Quando me disseram que o sr. ministro da marinha estava na outra camara, julguei que algum negocio grave reclamava ali a sua presença; porém, perguntando, sube que se tratava de eleger commissões. Para o sr. ministro da marinha é menos importante o vir a esta camara dar explicações ácerca dos desastres acontecidos no ultramar, em dominios da corôa portugueza, cuja bandeira foi arrastada pelo gentio, do que assistir á eleição de commissões na camara dos pares! (Apoiados.)

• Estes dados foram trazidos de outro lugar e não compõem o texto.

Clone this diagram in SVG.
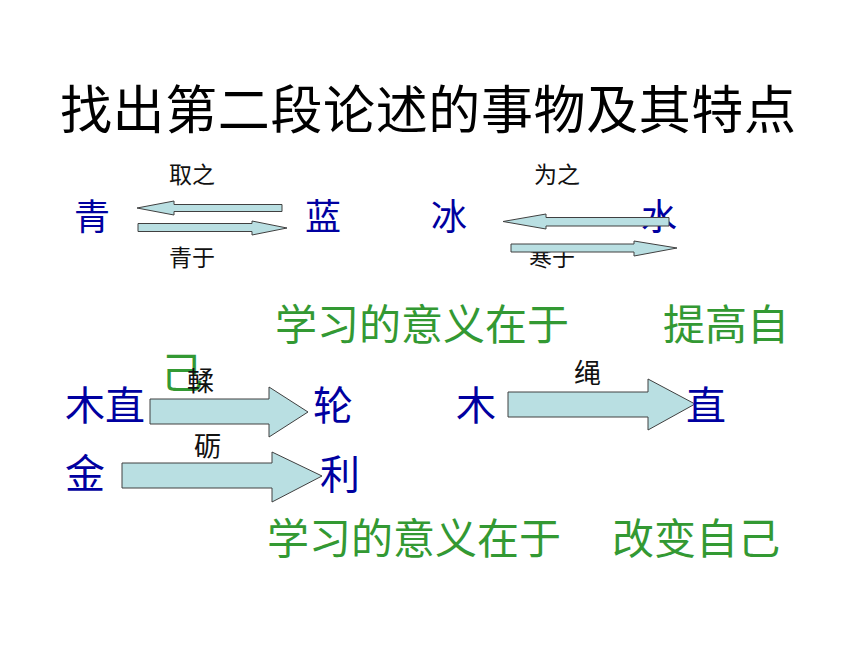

N'estes assumptos não ha politica partidaria. Estes assumptos importam a todos os partidos, porque interessam essencialmente a nação, que nos abrange a todos nós. A anciedade publica pedia que o governo dissesse francamente e espontaneamente á camara, qual a importancia e a verdade dos factos occorridos e quaes as providencias que se tinham tomado. Não devia o governo esperar que os deputados exigissem a sua presença para vir dizer o que sobre tal assumpto sabia e tinha feito.

Desejo que, em objectos d'esta gravidade, os srs. ministros sejam mais diligentes em dar ao parlamento as informações a que elle tem direito, e que não se esqueçam de occupar os seus logares, que é ali, n'aquellas cadeiras.